The ketogenic diet encourages the body to switch from using glucose as a primary fuel source to burning body fat and using ketones for fuel. It supports fat loss, supress hunger hormones, improves brain function, etc.
1) TOO MUCH PROTEIN
Ketogenic diet is a high-fat and moderate protein-diet, not high-protein. If you eat too much protein, your body will convert the amino acids into glucose through a process called gluconeogenesis.
You should also monitor the amount of proteins in a meal.
2) NOT EATING ENOUGH FAT
If you want to produce ketones, you need to eat fat.
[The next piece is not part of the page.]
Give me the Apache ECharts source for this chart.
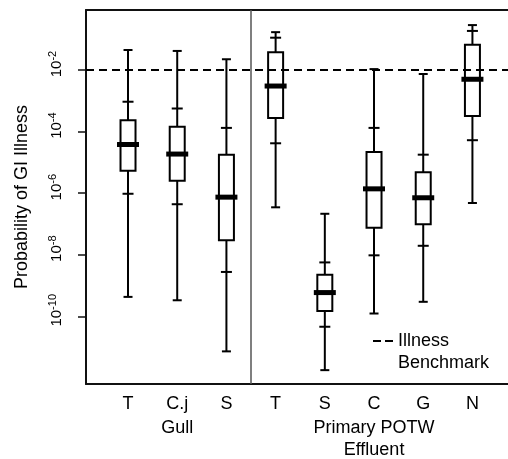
<!DOCTYPE html>
<html>
<head>
<meta charset="utf-8">
<script src="https://cdn.jsdelivr.net/npm/echarts@6/dist/echarts.min.js"></script>
<style>
html,body{margin:0;padding:0;background:#fff;}
#chart{width:508px;height:459px;}
</style>
</head>
<body>
<div id="chart"></div>
<script>
// Categories (x positions 0..7)
const categories = ['T', 'C.j', 'S', 'T', 'S', 'C', 'G', 'N'];
const groups = ['Gull', 'Primary POTW\nEffluent'];
const groupCenters = [1, 5];
const groupBoundary = 2.5;
// Values are log10(probability of GI illness)
const maxVals = [-1.35, -1.38, -1.65, -0.77, -6.67, -1.97, -2.13, -0.54];
const p95Vals = [-3.03, -3.25, -3.88, -0.95, -8.25, -3.88, -4.75, -0.73];
const q3Vals  = [-3.63, -3.84, -4.75, -1.42, -8.65, -4.66, -5.32, -1.18];
const medVals = [-4.42, -4.73, -6.13, -2.52, -9.23, -5.86, -6.15, -2.30];
const q1Vals  = [-5.27, -5.60, -7.53, -3.56, -9.83, -7.12, -7.01, -3.49];
const p5Vals  = [-6.02, -6.36, -8.56, -4.38, -10.34, -8.02, -7.71, -4.28];
const minVals = [-9.37, -9.48, -11.14, -6.46, -11.75, -9.91, -9.53, -6.32];
const benchmarkExp = -2;           // 10^-2 illness benchmark
const yTickExps = [-10, -8, -6, -4, -2];

const FONT = 'Liberation Sans, Arial, Helvetica, sans-serif';
const data = categories.map((c, i) => [i, minVals[i], p5Vals[i], q1Vals[i], medVals[i], q3Vals[i], p95Vals[i], maxVals[i]]);

const chart = echarts.init(document.getElementById('chart'), null, {renderer: 'canvas'});
const xMin = -0.854, xMax = 7.723;
const frameLine = {show: true, onZero: false, lineStyle: {color: '#111', width: 2}};

chart.setOption({
  animation: false,
  backgroundColor: '#fff',
  textStyle: {fontFamily: FONT, color: '#000'},
  grid: {left: 86, top: 10, right: 0, height: 374, show: false, containLabel: false, outerBoundsMode: 'none'},
  legend: {
    left: 373, top: 308, padding: 0, itemWidth: 20, itemHeight: 2,
    data: [{name: 'Illness Benchmark', icon: 'path://M0,0h8v2h-8z M12,0h8v2h-8z'}],
    formatter: n => ' \n' + n.replace(' ', '\n'),
    itemStyle: {color: '#000'},
    textStyle: {fontFamily: FONT, fontSize: 18, color: '#000', lineHeight: 22},
    selectedMode: false
  },
  xAxis: [{
    type: 'value', min: xMin, max: xMax,
    axisLine: frameLine, axisTick: {show: false}, splitLine: {show: false},
    axisLabel: {customValues: categories.map((c, i) => i), formatter: v => categories[Math.round(v)], fontSize: 18, color: '#000', fontFamily: FONT, margin: 11}
  }, {
    type: 'value', min: xMin, max: xMax, position: 'bottom', offset: 23,
    axisLine: {show: false}, axisTick: {show: false}, splitLine: {show: false},
    axisLabel: {customValues: groupCenters, formatter: v => groups[groupCenters.indexOf(Math.round(v))], fontSize: 18, lineHeight: 22, color: '#000', fontFamily: FONT, margin: 10}
  }, {
    type: 'value', min: xMin, max: xMax, position: 'top',
    axisLine: frameLine, axisTick: {show: false}, splitLine: {show: false}, axisLabel: {show: false}
  }],
  yAxis: {
    type: 'value', min: -12.2, max: -0.05,
    name: 'Probability of GI Illness', nameLocation: 'middle', nameGap: 55,
    nameTextStyle: {fontSize: 18, color: '#000', fontFamily: FONT},
    splitLine: {show: false},
    axisLine: frameLine,
    axisTick: {show: true, customValues: yTickExps, length: 8, lineStyle: {color: '#111', width: 1.5}},
    axisLabel: {
      customValues: yTickExps, rotate: 90, margin: 19,
      formatter: v => '{b|10}{s|' + v + '}',
      rich: {
        b: {fontSize: 15, color: '#000', fontFamily: FONT, padding: [0, 0, 0, 12]},
        s: {fontSize: 11, color: '#000', fontFamily: FONT, padding: [0, 0, 9, 0]}
      }
    }
  },
  series: [{
    type: 'custom',
    name: 'boxes',
    clip: false,
    data: data,
    encode: {x: 0, y: [1, 2, 3, 4, 5, 6, 7]},
    z: 2,
    renderItem: function (params, api) {
      const x = api.value(0);
      const pt = k => api.coord([x, api.value(k)]);
      const mn = pt(1), p5 = pt(2), q1 = pt(3), md = pt(4), q3 = pt(5), p95 = pt(6), mx = pt(7);
      const cx = mn[0];
      const ls = {stroke: '#000', lineWidth: 2};
      const hl = (y, hw) => ({type: 'line', shape: {x1: cx - hw, y1: y, x2: cx + hw, y2: y}, style: ls});
      return {
        type: 'group',
        children: [
          {type: 'line', shape: {x1: cx, y1: mx[1], x2: cx, y2: mn[1]}, style: ls},
          hl(mx[1], 4.5), hl(mn[1], 4.5),
          hl(p95[1], 5.5), hl(p5[1], 5.5),
          {type: 'rect', shape: {x: cx - 7.5, y: q3[1], width: 15, height: q1[1] - q3[1]}, style: {fill: '#fff', stroke: '#000', lineWidth: 2}},
          {type: 'rect', shape: {x: cx - 11, y: md[1] - 2.5, width: 22, height: 5}, style: {fill: '#000'}}
        ]
      };
    }
  }, {
    type: 'line',
    name: 'Illness Benchmark',
    data: [],
    symbol: 'none',
    z: 5,
    lineStyle: {color: '#000', width: 2, type: [8, 4]},
    itemStyle: {color: '#000'},
    markLine: {
      silent: true, symbol: ['none', 'none'], label: {show: false},
      lineStyle: {color: '#000', width: 2, type: [8, 5]},
      data: [{yAxis: benchmarkExp}]
    }
  }, {
    type: 'line',
    name: 'divider',
    data: [],
    symbol: 'none',
    markLine: {
      silent: true, symbol: ['none', 'none'], label: {show: false},
      lineStyle: {color: '#555', width: 1.5, type: 'solid'},
      data: [{xAxis: groupBoundary}]
    }
  }]
});
</script>
</body>
</html>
Especially MCT (e.g. in coconut oil) raises a ketone level very quickly than other fats.
F – EEL FULLER
A – ALTERNATIVE FUEL
T – RIGGERS KETONES
3) USING URINE KETONE TESTING STRIPS TO MEASURE KETOSIS
Urine testing does not measure the particular ketone body beta-hydroxy butyrate (BHB). When you become keto-adapted, urine ketone aceacetate is converted to BHB which body uses for fuel. BHB level measured in blood test correlates to the acetone level measured in breath test.
4) EATING TOO OFTEN AND TOO MUCH
There is no need to eat between meals when you are in ketosis. Eat to satiety at eat meal. Several days of fasting (2-3 days) can help you to induce ketosis. For maintaining ketosis is perfect a ketogenic diet in combination with intermittent fasting.